> [WHAT YOU ARE ASKED TO DO]
In the entries below, which lines run from the one containing "Write a component" to the one containing "const Y_RANGE = [0, 485];"? Copy exactly those lines, ends included, and no others.

> [INFORMATION SUPPLIED]
-- Begin --

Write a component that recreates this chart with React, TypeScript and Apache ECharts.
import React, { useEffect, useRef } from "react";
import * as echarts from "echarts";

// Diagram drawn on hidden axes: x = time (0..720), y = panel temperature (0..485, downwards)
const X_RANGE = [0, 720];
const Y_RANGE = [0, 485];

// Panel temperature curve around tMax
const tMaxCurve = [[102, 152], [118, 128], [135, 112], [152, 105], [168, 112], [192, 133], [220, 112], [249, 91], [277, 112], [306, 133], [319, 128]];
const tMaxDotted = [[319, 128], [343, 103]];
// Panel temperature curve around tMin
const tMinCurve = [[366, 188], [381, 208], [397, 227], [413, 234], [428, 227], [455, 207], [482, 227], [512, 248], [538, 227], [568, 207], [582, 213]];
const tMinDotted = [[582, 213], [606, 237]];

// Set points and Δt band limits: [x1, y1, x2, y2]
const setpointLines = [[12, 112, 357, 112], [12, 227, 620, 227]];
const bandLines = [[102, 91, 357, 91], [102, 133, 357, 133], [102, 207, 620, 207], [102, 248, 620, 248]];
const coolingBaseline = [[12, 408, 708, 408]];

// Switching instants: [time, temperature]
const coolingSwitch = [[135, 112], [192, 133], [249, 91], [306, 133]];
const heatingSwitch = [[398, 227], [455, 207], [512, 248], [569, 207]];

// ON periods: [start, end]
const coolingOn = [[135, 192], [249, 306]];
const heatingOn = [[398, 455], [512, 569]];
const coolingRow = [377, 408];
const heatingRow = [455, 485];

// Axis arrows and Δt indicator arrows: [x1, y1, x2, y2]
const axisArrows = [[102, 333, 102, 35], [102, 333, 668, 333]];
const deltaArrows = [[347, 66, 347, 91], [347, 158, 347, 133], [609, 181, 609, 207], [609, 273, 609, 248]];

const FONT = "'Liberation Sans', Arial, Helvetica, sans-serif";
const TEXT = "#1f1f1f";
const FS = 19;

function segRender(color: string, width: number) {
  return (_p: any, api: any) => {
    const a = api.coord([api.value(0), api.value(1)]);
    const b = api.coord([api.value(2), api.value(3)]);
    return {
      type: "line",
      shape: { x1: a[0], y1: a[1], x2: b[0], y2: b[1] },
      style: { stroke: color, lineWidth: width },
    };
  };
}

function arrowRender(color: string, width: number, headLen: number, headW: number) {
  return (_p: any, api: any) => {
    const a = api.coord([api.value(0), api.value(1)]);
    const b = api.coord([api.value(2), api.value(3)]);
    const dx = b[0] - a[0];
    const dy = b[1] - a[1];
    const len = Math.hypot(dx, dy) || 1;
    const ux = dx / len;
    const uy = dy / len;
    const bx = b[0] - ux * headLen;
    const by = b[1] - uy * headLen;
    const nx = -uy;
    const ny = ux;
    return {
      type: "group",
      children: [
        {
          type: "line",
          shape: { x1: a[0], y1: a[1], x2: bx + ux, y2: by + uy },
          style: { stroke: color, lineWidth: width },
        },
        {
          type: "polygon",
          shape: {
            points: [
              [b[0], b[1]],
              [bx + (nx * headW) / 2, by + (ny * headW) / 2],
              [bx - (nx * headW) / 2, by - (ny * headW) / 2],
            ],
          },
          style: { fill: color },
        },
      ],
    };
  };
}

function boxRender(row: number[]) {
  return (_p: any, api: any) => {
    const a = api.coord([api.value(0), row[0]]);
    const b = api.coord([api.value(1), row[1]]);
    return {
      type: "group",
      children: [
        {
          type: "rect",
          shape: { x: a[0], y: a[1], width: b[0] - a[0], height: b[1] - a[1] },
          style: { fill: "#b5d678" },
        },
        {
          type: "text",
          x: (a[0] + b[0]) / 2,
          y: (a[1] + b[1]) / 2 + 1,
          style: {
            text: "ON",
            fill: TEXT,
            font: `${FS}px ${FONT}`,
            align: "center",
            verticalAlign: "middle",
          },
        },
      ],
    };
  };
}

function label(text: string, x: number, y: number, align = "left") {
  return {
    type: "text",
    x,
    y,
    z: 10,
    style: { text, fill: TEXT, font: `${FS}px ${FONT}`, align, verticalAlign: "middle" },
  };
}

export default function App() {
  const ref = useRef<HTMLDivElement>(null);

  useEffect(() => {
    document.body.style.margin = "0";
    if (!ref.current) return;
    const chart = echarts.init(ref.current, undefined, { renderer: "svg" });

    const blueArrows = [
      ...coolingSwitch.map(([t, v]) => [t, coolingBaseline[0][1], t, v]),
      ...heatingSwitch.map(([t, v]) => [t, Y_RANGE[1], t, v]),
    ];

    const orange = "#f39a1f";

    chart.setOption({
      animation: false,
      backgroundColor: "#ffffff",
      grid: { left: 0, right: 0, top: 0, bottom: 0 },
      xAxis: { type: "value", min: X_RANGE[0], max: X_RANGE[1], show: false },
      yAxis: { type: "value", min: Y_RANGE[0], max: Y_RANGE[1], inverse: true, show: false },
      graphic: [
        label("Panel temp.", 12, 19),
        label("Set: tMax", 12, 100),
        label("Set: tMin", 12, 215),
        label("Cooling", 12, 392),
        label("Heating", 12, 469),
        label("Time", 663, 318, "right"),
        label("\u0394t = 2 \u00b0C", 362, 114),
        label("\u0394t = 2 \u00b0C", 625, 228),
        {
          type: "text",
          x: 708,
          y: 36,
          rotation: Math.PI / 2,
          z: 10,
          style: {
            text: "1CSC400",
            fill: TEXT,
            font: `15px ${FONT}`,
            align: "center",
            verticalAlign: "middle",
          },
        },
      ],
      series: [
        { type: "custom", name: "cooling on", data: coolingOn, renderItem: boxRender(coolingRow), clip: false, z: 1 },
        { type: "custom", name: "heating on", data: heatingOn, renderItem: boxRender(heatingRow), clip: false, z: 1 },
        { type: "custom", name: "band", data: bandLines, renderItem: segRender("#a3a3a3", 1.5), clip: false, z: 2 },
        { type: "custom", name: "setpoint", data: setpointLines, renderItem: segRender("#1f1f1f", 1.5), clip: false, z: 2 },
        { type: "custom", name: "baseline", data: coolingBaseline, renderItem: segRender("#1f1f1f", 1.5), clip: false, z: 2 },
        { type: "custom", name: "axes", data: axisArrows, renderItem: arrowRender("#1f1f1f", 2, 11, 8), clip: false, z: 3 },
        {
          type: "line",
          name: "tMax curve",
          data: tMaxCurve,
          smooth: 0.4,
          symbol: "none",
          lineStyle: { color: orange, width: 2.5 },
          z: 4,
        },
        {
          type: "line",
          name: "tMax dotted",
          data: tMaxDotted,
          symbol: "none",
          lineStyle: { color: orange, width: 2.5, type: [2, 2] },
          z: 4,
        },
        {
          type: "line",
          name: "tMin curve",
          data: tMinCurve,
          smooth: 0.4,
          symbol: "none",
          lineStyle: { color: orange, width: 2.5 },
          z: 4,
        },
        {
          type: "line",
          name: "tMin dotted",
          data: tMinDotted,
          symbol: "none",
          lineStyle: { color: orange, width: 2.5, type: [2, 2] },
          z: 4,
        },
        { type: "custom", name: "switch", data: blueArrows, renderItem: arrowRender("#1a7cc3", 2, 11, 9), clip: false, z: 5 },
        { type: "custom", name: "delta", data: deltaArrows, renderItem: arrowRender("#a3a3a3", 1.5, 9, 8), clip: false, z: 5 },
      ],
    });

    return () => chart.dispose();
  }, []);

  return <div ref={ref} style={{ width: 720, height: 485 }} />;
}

-- End --
-- Begin --

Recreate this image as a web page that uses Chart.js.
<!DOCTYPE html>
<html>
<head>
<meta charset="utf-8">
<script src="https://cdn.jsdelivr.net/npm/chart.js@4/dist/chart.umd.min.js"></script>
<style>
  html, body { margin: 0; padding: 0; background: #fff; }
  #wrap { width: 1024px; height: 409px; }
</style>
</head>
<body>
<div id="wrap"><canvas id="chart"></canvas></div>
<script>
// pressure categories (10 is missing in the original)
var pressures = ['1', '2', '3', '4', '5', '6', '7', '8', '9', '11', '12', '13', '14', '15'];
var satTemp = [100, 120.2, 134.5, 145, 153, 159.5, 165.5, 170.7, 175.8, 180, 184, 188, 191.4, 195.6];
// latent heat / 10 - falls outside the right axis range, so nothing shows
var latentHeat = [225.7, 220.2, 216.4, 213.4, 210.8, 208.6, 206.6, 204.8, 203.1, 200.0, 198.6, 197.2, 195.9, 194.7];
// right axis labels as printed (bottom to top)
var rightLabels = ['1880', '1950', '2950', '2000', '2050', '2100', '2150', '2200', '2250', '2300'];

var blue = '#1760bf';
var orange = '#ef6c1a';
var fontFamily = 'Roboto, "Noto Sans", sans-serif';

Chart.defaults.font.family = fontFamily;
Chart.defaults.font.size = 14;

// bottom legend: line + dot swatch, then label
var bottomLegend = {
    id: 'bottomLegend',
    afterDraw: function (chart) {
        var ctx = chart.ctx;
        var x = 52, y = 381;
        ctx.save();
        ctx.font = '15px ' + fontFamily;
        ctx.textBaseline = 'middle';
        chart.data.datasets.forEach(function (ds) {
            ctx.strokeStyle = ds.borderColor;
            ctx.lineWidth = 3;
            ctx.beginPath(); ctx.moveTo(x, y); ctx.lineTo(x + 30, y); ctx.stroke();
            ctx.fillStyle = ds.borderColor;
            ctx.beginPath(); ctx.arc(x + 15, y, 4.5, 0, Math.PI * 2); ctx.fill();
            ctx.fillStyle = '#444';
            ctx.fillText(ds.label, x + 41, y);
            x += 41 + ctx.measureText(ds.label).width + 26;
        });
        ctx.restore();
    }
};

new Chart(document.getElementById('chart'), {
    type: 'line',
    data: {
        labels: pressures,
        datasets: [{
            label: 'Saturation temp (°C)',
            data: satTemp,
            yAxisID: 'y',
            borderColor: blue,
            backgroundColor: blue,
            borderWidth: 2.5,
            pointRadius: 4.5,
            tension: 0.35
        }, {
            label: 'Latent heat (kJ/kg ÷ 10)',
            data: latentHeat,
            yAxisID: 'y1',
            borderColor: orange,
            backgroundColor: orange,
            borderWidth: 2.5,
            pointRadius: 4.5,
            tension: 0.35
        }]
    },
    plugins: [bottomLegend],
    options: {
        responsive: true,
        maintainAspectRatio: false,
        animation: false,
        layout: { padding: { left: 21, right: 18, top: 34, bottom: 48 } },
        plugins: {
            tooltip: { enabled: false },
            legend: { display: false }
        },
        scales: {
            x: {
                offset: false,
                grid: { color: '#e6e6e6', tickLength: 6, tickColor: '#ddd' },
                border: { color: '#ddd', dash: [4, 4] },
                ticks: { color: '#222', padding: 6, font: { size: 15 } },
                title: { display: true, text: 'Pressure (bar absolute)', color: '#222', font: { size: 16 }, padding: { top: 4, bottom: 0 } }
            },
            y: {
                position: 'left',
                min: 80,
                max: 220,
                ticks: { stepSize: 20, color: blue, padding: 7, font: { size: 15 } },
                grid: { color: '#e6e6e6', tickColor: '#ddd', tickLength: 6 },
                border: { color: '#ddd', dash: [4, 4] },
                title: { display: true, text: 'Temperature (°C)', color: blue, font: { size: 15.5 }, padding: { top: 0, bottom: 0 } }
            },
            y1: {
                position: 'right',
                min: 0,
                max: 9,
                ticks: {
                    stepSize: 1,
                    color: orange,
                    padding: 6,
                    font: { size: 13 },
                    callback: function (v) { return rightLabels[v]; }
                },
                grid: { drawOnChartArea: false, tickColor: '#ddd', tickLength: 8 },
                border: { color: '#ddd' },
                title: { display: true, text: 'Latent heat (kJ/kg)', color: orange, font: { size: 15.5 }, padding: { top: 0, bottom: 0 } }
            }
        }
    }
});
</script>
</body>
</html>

-- End --

> [RESULT FOR THIS TASK]
Write a component that recreates this chart with React, TypeScript and Apache ECharts.
import React, { useEffect, useRef } from "react";
import * as echarts from "echarts";

// Diagram drawn on hidden axes: x = time (0..720), y = panel temperature (0..485, downwards)
const X_RANGE = [0, 720];
const Y_RANGE = [0, 485];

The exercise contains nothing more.